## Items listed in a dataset
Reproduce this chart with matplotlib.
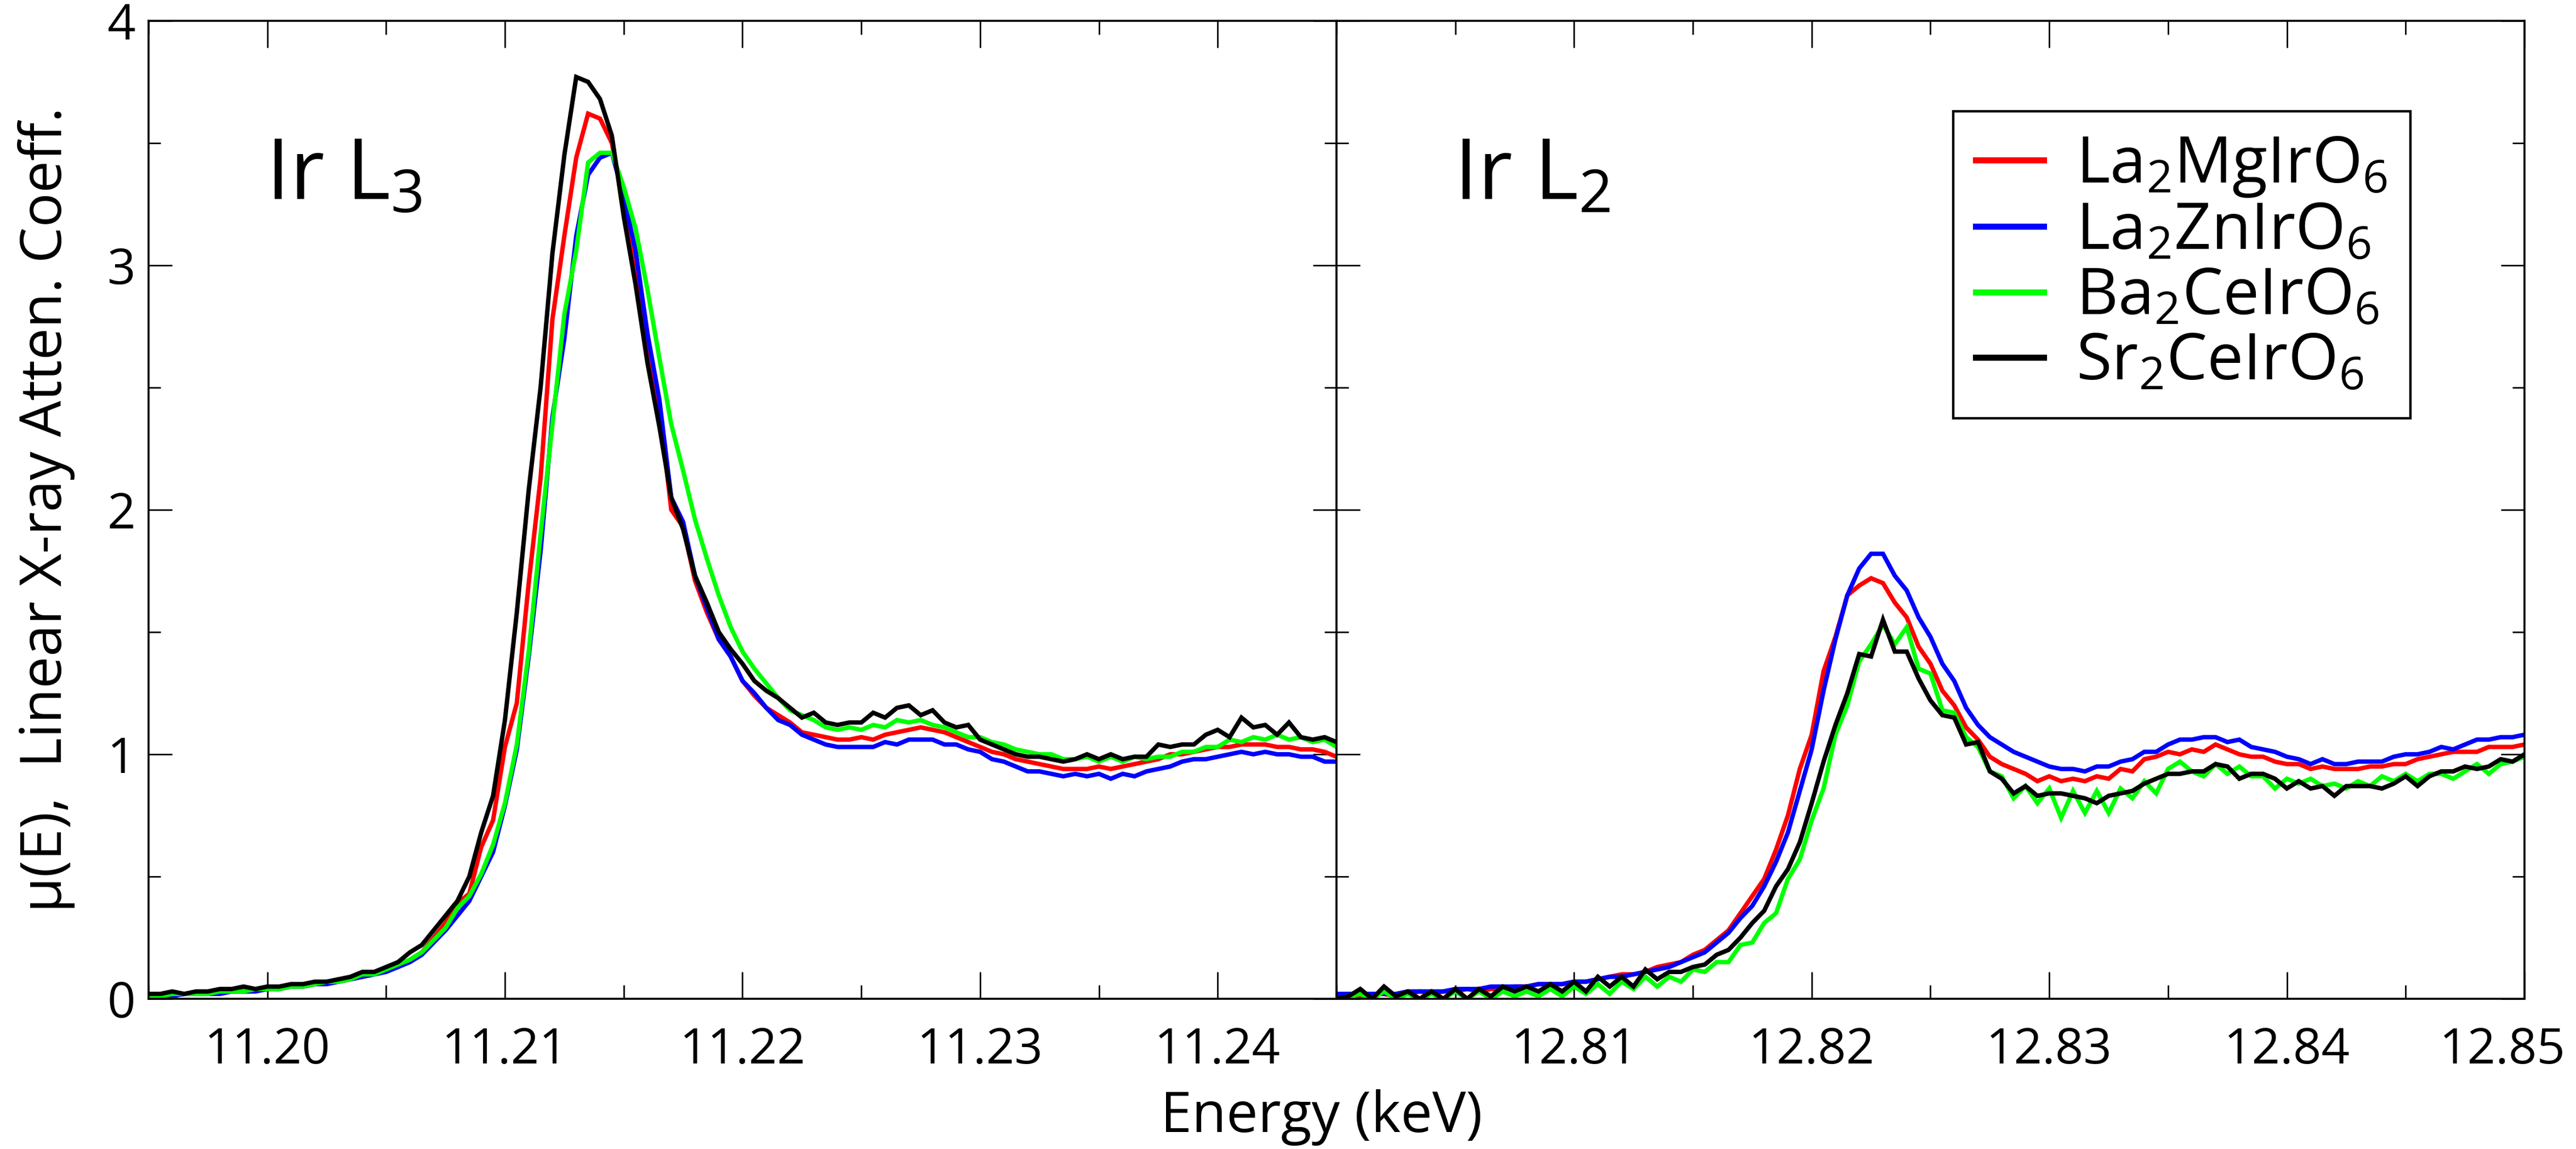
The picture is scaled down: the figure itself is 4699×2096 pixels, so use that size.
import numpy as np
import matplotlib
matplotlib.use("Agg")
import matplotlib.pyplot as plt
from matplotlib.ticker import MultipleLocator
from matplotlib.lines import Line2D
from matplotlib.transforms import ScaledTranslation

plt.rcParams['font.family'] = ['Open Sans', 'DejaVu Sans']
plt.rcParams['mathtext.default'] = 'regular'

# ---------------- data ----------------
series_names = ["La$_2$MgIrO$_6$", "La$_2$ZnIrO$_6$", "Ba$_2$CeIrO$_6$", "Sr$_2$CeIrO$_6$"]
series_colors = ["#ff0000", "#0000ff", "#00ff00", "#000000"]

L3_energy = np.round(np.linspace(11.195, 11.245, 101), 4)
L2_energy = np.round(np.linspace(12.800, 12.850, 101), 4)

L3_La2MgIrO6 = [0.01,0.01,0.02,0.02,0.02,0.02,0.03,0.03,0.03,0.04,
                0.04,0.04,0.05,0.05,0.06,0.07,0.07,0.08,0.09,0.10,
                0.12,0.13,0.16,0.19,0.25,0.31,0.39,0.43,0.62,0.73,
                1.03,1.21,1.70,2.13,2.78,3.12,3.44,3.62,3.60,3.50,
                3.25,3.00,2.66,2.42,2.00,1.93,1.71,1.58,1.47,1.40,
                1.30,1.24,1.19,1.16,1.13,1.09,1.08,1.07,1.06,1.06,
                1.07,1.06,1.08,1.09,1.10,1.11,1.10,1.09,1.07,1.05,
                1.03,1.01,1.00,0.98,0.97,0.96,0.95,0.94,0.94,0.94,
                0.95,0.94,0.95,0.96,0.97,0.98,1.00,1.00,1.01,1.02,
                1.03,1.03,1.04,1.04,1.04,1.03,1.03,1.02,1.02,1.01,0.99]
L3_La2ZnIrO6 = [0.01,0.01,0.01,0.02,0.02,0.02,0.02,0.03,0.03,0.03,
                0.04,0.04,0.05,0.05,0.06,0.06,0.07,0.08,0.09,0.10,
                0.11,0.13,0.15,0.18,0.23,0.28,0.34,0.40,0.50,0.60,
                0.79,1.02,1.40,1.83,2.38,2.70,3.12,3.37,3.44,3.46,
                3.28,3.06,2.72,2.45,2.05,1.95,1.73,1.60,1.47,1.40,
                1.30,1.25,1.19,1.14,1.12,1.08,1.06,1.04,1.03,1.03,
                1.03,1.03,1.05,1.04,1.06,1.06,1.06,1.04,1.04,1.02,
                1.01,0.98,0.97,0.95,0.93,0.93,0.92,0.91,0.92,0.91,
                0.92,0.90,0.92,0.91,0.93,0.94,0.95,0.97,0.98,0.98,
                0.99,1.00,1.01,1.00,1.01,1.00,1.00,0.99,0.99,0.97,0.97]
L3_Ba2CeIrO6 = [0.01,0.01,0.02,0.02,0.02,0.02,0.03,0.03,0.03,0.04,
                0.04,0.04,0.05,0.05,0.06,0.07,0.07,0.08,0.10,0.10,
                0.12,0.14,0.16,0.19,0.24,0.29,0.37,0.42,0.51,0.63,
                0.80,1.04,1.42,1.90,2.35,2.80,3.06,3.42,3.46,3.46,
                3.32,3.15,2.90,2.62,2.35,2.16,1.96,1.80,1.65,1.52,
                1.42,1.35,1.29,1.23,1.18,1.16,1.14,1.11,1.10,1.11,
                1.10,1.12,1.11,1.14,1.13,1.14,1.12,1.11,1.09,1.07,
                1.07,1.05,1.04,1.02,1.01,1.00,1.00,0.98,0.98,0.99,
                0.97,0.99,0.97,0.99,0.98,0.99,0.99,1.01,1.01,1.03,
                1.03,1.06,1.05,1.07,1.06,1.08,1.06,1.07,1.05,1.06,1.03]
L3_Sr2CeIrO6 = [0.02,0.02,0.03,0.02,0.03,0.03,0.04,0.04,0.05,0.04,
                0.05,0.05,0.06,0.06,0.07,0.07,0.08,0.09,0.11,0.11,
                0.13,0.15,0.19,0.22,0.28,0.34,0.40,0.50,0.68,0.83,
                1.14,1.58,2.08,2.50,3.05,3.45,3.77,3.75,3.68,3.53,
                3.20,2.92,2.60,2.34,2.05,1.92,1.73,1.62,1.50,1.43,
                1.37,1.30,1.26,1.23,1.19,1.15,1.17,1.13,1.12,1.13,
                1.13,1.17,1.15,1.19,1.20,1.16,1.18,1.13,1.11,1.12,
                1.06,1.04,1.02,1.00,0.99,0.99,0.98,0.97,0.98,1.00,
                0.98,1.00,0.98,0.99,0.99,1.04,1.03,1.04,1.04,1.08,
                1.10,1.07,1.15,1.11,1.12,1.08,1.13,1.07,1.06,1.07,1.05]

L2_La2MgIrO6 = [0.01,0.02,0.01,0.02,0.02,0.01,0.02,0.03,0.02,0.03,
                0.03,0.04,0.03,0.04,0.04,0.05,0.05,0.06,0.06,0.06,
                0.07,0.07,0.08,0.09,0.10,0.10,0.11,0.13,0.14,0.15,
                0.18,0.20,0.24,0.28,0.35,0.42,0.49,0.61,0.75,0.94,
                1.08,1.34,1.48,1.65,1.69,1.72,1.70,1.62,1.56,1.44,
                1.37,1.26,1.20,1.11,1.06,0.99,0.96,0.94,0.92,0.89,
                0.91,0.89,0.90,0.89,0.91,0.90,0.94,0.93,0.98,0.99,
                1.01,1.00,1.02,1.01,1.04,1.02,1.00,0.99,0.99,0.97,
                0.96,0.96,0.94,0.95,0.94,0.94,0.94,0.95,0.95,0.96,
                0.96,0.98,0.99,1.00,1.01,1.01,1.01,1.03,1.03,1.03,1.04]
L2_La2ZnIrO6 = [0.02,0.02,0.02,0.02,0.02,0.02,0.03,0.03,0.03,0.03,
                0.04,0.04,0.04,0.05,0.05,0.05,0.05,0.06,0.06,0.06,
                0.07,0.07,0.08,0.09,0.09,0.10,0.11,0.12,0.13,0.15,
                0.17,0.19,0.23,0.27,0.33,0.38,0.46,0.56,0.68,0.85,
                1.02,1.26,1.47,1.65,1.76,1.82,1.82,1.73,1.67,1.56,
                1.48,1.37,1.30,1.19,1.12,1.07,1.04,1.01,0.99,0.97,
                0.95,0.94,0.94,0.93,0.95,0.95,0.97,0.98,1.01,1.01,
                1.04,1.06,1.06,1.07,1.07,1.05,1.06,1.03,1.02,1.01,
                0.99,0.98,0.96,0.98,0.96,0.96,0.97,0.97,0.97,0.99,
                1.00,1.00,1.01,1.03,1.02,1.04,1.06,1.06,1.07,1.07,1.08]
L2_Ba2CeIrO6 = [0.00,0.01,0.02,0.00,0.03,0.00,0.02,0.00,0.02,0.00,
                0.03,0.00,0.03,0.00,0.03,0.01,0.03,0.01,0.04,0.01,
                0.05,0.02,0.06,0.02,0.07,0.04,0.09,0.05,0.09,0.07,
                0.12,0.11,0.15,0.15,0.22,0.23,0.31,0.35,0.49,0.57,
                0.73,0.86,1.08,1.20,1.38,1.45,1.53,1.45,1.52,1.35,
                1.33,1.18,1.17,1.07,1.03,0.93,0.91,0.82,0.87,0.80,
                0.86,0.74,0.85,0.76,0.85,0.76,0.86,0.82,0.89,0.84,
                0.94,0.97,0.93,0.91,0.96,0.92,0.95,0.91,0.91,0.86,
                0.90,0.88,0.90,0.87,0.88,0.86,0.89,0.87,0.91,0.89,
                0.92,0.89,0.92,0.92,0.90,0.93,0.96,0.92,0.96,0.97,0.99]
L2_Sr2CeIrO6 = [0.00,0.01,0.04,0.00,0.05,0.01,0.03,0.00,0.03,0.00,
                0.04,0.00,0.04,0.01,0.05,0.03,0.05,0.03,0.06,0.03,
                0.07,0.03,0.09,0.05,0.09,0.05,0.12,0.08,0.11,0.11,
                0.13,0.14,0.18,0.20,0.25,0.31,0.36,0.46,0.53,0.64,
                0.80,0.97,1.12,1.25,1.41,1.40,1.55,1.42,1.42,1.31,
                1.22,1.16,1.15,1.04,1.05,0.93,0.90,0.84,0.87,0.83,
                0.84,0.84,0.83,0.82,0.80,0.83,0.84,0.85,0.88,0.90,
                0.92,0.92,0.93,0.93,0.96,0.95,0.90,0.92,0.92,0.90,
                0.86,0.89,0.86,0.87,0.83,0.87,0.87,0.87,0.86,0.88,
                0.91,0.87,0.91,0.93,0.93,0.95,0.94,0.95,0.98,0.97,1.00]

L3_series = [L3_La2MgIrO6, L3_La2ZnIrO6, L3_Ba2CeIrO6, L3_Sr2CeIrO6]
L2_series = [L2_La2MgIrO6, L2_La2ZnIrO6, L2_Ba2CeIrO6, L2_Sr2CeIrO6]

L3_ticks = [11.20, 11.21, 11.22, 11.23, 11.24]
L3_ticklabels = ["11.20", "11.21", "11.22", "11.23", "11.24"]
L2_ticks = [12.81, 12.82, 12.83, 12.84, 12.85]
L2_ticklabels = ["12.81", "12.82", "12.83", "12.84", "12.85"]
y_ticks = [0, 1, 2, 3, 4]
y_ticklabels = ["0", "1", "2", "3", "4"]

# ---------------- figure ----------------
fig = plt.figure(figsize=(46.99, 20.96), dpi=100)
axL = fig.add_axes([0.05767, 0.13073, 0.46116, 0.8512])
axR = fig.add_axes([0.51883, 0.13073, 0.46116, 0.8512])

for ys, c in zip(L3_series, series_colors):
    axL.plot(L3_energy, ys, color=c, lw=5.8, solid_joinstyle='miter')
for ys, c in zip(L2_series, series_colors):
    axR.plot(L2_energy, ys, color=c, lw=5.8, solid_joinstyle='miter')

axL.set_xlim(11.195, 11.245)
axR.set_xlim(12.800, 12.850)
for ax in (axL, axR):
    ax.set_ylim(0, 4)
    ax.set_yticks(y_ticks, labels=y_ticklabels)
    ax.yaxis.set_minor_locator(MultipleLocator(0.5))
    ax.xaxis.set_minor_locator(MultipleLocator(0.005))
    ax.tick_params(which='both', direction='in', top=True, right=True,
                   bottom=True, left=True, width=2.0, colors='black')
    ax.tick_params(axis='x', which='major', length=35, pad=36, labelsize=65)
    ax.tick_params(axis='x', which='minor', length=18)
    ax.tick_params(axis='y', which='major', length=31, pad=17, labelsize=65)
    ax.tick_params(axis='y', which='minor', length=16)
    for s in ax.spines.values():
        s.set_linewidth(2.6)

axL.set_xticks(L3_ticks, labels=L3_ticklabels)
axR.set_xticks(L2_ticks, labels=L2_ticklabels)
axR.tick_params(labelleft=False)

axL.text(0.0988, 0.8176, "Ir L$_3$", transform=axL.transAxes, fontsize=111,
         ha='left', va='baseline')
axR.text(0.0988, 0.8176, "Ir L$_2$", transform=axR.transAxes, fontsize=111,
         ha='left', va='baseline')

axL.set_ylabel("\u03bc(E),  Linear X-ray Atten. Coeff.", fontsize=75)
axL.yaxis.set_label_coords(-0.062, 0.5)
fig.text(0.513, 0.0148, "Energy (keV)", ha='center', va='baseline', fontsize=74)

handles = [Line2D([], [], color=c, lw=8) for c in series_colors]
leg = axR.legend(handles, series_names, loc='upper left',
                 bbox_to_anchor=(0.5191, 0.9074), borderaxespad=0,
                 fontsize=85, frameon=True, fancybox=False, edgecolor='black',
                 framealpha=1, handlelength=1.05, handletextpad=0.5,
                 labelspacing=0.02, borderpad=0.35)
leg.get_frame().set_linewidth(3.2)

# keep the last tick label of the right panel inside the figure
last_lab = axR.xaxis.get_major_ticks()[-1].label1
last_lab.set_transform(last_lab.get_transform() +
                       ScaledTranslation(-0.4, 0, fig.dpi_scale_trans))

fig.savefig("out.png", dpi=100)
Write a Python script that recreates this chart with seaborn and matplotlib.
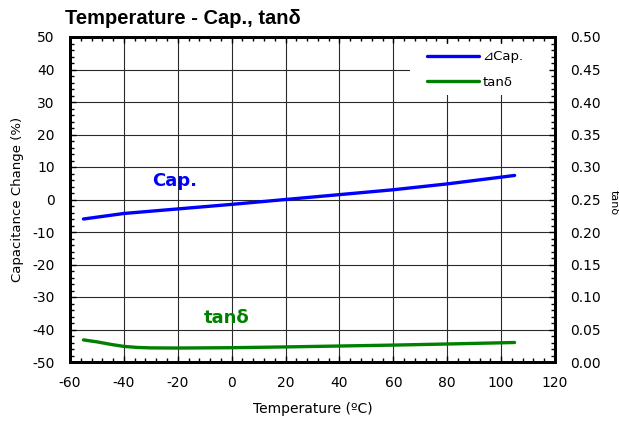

## TASK REQUIREMENTS
Extract, word for word, the line containing "The picture is", the line containing "L2_energy = np.round(np.linspace(12.800, 12.850, 101), 4)", and every line between them.

## SOLUTION TO THIS EXERCISE
The picture is scaled down: the figure itself is 4699×2096 pixels, so use that size.
import numpy as np
import matplotlib
matplotlib.use("Agg")
import matplotlib.pyplot as plt
from matplotlib.ticker import MultipleLocator
from matplotlib.lines import Line2D
from matplotlib.transforms import ScaledTranslation

plt.rcParams['font.family'] = ['Open Sans', 'DejaVu Sans']
plt.rcParams['mathtext.default'] = 'regular'

# ---------------- data ----------------
series_names = ["La$_2$MgIrO$_6$", "La$_2$ZnIrO$_6$", "Ba$_2$CeIrO$_6$", "Sr$_2$CeIrO$_6$"]
series_colors = ["#ff0000", "#0000ff", "#00ff00", "#000000"]

L3_energy = np.round(np.linspace(11.195, 11.245, 101), 4)
L2_energy = np.round(np.linspace(12.800, 12.850, 101), 4)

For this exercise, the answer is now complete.